## Exercise directions
Retype the opening lines of the data exactly, stopping after the line that contains "['7.0', '8.0', '9.0', '10.0', '11.0', '12.0', '13.0'];". Skip every picture.

=== Source data ===

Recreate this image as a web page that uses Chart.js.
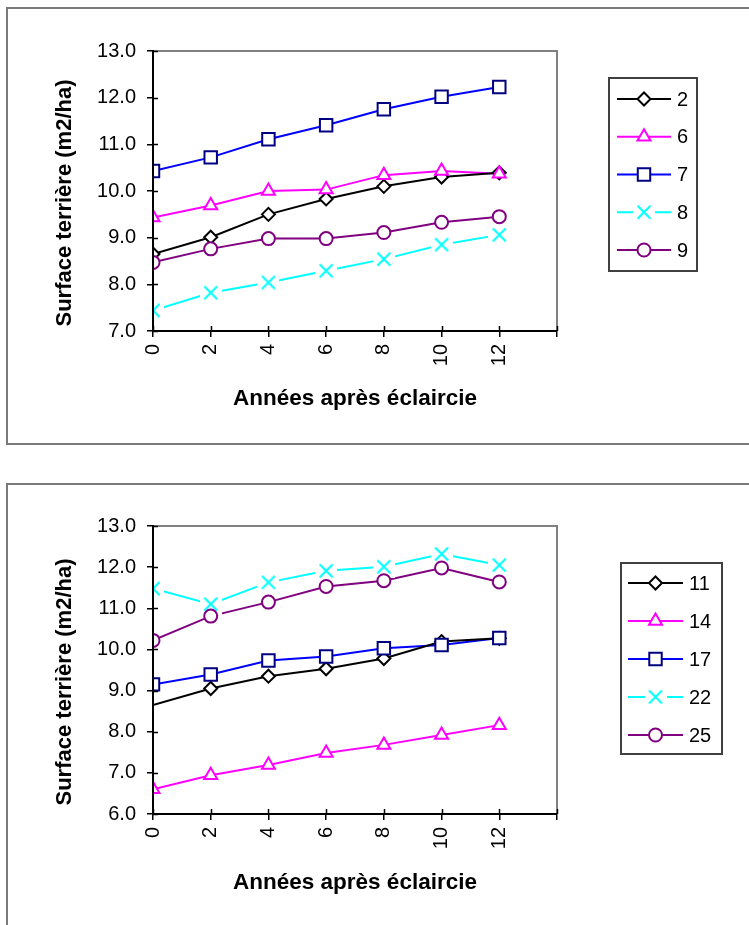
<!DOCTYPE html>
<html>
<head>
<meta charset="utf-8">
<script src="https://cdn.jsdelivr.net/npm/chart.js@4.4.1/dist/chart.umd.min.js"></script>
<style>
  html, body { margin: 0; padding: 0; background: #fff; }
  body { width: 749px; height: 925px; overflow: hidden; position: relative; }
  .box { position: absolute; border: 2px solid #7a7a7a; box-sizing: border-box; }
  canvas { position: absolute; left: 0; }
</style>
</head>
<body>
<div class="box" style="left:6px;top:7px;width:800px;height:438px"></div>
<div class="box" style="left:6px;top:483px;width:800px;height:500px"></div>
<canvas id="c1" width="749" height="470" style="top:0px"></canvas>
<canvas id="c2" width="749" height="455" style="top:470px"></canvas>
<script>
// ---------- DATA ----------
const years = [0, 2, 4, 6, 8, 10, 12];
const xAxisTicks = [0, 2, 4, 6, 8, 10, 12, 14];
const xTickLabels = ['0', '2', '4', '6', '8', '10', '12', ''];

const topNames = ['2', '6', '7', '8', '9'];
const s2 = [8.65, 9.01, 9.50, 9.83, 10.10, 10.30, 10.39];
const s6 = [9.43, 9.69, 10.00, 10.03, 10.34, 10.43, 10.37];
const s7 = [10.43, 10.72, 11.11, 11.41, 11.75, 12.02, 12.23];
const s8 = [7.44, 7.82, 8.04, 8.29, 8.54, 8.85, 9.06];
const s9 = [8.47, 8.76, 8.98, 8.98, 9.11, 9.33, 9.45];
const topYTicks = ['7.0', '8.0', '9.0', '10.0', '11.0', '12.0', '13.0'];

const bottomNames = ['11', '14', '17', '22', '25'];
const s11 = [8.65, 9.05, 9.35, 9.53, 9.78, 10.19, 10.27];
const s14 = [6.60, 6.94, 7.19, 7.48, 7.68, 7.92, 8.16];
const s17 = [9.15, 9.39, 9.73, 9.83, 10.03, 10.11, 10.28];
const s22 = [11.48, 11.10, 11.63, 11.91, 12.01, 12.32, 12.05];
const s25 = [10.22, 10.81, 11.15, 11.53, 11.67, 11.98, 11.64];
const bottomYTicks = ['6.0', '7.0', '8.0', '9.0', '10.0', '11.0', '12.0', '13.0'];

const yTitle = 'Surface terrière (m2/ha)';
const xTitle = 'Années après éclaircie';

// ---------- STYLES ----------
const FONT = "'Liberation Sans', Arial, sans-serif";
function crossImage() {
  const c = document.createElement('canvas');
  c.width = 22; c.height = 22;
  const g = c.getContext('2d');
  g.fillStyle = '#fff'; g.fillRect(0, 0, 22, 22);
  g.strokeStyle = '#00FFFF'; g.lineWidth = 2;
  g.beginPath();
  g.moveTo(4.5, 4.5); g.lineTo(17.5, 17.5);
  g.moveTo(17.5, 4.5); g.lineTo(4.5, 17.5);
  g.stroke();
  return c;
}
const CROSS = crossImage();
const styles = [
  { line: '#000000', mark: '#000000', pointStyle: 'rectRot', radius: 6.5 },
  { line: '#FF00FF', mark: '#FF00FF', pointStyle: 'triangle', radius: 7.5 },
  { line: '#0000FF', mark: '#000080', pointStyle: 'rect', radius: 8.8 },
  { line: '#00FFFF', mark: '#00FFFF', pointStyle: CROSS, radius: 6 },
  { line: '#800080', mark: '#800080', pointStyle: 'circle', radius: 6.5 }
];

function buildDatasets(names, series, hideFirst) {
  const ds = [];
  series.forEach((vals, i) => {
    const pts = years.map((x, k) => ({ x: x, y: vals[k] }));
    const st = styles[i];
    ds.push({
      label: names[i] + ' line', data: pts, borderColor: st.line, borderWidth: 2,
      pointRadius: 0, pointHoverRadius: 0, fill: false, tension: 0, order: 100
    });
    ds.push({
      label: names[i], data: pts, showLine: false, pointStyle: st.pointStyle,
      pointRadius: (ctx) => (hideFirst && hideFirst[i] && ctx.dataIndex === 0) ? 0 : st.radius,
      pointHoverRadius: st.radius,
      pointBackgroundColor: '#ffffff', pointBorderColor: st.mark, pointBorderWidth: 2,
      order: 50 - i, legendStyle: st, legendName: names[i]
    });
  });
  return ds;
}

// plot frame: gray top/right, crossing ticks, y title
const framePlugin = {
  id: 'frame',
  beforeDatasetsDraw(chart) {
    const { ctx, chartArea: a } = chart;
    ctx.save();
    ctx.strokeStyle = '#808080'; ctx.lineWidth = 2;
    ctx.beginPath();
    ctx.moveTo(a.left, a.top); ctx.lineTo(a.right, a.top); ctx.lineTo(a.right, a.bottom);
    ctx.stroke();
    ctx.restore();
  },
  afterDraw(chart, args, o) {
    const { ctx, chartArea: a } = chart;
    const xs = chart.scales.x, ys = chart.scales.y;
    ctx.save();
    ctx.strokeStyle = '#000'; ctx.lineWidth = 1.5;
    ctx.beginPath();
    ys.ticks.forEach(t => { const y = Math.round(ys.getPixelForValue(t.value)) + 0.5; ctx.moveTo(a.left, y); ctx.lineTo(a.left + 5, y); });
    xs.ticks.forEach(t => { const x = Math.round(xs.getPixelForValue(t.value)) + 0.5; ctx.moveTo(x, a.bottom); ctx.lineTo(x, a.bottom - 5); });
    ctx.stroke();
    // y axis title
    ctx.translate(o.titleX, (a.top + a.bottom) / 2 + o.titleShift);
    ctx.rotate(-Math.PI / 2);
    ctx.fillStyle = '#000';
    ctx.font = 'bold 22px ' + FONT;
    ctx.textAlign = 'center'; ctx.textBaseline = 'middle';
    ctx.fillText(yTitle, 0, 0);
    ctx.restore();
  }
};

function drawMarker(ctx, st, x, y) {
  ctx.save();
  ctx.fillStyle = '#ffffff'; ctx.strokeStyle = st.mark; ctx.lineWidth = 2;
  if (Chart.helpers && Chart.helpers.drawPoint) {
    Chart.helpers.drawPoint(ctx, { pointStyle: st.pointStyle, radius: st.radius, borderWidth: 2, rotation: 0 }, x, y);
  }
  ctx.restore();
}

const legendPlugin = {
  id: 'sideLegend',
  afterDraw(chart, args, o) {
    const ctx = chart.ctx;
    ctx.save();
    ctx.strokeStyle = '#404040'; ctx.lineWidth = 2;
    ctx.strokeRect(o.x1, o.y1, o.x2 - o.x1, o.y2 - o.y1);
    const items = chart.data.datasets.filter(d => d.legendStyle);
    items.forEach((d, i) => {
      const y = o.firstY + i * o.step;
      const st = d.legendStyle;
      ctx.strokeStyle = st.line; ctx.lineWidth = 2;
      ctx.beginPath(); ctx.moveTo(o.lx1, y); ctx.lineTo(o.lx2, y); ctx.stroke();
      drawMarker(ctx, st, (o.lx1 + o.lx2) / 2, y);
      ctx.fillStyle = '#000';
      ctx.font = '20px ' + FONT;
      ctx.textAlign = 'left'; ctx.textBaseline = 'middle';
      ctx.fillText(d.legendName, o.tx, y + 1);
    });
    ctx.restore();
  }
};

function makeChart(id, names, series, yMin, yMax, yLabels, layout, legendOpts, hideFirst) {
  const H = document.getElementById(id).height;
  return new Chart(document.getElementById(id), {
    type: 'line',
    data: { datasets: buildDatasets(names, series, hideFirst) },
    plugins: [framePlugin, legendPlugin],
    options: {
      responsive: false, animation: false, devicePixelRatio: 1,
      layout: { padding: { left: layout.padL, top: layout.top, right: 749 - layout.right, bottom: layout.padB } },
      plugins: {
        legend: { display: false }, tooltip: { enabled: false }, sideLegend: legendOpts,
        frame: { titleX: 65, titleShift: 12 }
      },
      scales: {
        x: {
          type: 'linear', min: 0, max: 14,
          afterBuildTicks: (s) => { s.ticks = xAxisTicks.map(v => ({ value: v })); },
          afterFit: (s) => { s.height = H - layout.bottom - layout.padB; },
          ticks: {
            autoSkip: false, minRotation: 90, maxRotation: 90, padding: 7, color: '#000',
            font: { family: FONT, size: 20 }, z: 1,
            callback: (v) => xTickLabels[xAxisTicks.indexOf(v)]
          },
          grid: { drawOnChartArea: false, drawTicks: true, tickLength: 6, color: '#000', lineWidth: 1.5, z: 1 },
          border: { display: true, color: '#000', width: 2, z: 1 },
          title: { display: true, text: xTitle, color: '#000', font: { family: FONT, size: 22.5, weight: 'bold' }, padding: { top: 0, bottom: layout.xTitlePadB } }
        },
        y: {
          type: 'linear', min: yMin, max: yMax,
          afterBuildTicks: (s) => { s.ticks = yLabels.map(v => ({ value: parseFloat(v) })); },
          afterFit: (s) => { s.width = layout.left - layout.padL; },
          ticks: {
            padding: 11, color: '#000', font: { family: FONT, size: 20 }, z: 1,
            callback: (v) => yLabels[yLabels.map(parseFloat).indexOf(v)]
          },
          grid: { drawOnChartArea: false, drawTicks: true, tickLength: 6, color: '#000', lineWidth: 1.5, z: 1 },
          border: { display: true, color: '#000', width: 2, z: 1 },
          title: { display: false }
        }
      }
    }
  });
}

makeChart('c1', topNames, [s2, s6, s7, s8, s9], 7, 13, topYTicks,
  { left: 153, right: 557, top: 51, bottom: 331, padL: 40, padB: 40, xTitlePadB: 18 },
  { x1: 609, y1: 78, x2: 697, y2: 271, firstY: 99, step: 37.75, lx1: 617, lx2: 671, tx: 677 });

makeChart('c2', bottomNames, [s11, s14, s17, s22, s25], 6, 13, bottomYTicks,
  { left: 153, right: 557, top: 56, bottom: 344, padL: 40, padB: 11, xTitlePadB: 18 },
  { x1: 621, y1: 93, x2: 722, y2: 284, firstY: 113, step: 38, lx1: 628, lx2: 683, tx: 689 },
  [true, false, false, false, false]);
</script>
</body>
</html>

===

## Output of the exercise
Recreate this image as a web page that uses Chart.js.
<!DOCTYPE html>
<html>
<head>
<meta charset="utf-8">
<script src="https://cdn.jsdelivr.net/npm/chart.js@4.4.1/dist/chart.umd.min.js"></script>
<style>
  html, body { margin: 0; padding: 0; background: #fff; }
  body { width: 749px; height: 925px; overflow: hidden; position: relative; }
  .box { position: absolute; border: 2px solid #7a7a7a; box-sizing: border-box; }
  canvas { position: absolute; left: 0; }
</style>
</head>
<body>
<div class="box" style="left:6px;top:7px;width:800px;height:438px"></div>
<div class="box" style="left:6px;top:483px;width:800px;height:500px"></div>
<canvas id="c1" width="749" height="470" style="top:0px"></canvas>
<canvas id="c2" width="749" height="455" style="top:470px"></canvas>
<script>
// ---------- DATA ----------
const years = [0, 2, 4, 6, 8, 10, 12];
const xAxisTicks = [0, 2, 4, 6, 8, 10, 12, 14];
const xTickLabels = ['0', '2', '4', '6', '8', '10', '12', ''];

const topNames = ['2', '6', '7', '8', '9'];
const s2 = [8.65, 9.01, 9.50, 9.83, 10.10, 10.30, 10.39];
const s6 = [9.43, 9.69, 10.00, 10.03, 10.34, 10.43, 10.37];
const s7 = [10.43, 10.72, 11.11, 11.41, 11.75, 12.02, 12.23];
const s8 = [7.44, 7.82, 8.04, 8.29, 8.54, 8.85, 9.06];
const s9 = [8.47, 8.76, 8.98, 8.98, 9.11, 9.33, 9.45];
const topYTicks = ['7.0', '8.0', '9.0', '10.0', '11.0', '12.0', '13.0'];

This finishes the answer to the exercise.